Lors d'une autre table ronde réunissant le représentant Mark Green (républicain du Tennessee) et Tom Homan, ancien directeur par intérim de l'Immigration and Customs Enforcement (ICE, la police des frontières) sous Trump, Homan a préconisé de bombarder le Mexique pour arrêter «les cartels».
«[Trump] va abolir les cartels criminels au Mexique», a déclaré Homan, ajoutant :
Il va s'attaquer à eux, car le Mexique ne fait rien contre les cartels qui ont tué plus d'Américains que n'importe quelle organisation terroriste. Le président Trump va déclarer qu'il s'agit d'une organisation terroriste, il va envoyer une fusée Hellfire et il éliminera les cartels.
Homan a réaffirmé : «Il doit y avoir une opération d'expulsion historique [...] C'est ainsi qu'il faut procéder, il n'y a pas d'autre option [...] C'est la bonne chose à faire.»
La CPAC n'a pas seulement servi de prolongement à la campagne de Trump, mais aussi d'essai officieux pour la vice-présidence. Cherchant à gagner les faveurs du Führer républicain, d'anciens candidats républicains à la présidence (dont le sénateur Tim Scott de Caroline du Sud), des gouverneurs actuels et des membres de la Chambre des représentants des États-Unis ont prononcé des sermons élogieux à l'égard de Trump.
Dans son discours, la présidente de la Conférence républicaine de la Chambre des représentants, la députée new-yorkaise Elise Stefanik, a défendu le coup d'État manqué de Trump, déclarant à la foule que «comme vous tous le 6 janvier, j'ai défendu la Constitution et l'intégrité des élections», et que «les démocrates ont inconstitutionnellement truqué l'élection de 2020».
L'ancienne députée démocrate et candidate à la présidentielle de 2020 Tulsi Gabbard a attaqué «l'élite démocrate et ses acolytes» pour avoir pris «des mesures visant à retirer Trump du scrutin». Elle a dénoncé les récentes décisions de justice rendues à l'encontre de Trump, qu'elle a qualifiées de «coup monté pour des raisons politiques».

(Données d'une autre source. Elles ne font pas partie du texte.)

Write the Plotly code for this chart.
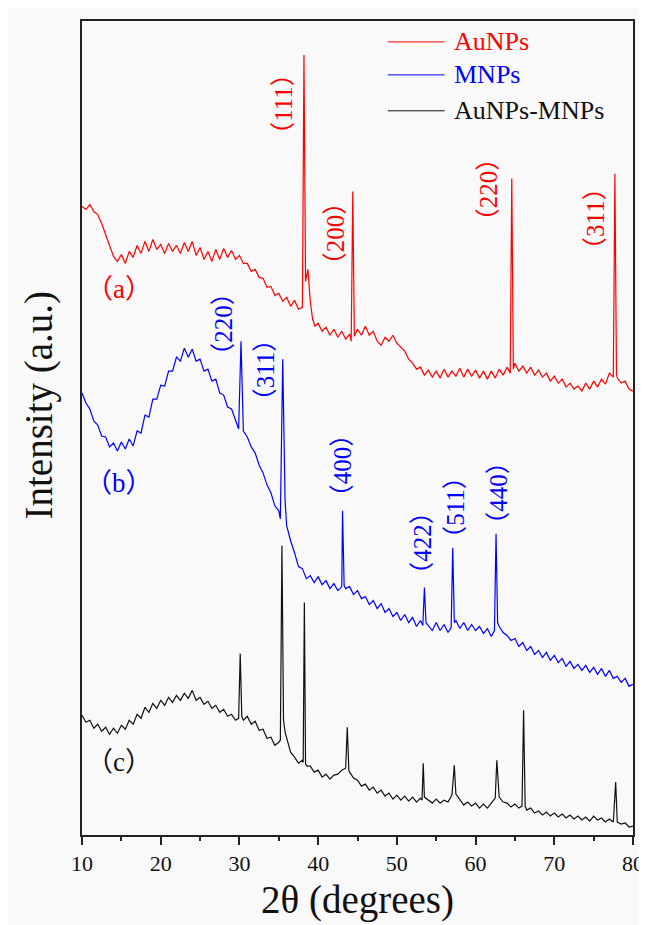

Gabbard a ensuite attaqué Haley et salué Trump comme un «combattant» qui avait un «amour et une préoccupation sincères» pour le «peuple américain». Sur son compte Twitter/X, Roger Stone, allié politique de Trump, a qualifié le discours de Gabbard de «magnifique».
À la fin de la conférence, un sondage a été organisé pour demander aux participants qui, selon eux, devrait être choisi comme vice-président par Trump. La gouverneure du Dakota du Sud, Kristi Noem, et l'entrepreneur Vivek Ramaswamy sont arrivés en tête avec 15 % des voix, tandis que Gabbard a terminé troisième avec 9 % des voix.
Dans une diatribe décousue de 90 minutes, Trump a mis en garde contre «l'effusion de sang, le chaos et les crimes violents si Joe Biden le véreux et ses voyous» remportaient l'élection de 2024.
Faisant écho à la «théorie du grand remplacement» néonazie, Trump a averti qu'avec «quatre années supplémentaires de Biden», les «hordes d'étrangers illégaux qui se ruent sur nos frontières dépasseront les 40 ou 50 millions de personnes» et que «les gangs impitoyables se répandront encore plus dans les banlieues».
Il a une nouvelle fois promis de mener «la plus grande opération d'expulsion de l'histoire de notre pays» et a promis, s'il est élu, de «laisser la police faire son travail» à «New York, Chicago et Los Angeles».
Trump a défendu son coup d'État manqué, affirmant à tort que l'élection de 2020 était «truquée» et que ses miliciens fascistes condamnés et emprisonnés étaient des «otages du J6».
Joe Biden et le Parti démocrate n'ont rien fait pour demander des comptes à Trump et à ses complices de la Cour suprême et du Pentagone pour avoir tenté de renverser le gouvernement il y a plus de trois ans. Ils cherchent actuellement à attaquer Trump et les républicains de la droite pour leur refus d'approuver 60 milliards de dollars supplémentaires pour la guerre par procuration des États-Unis contre la Russie en Ukraine, ainsi que pour leur rejet de l'offre de la Maison-Blanche de «fermer» la frontière dans le cadre d'une législation anti-immigrés draconienne.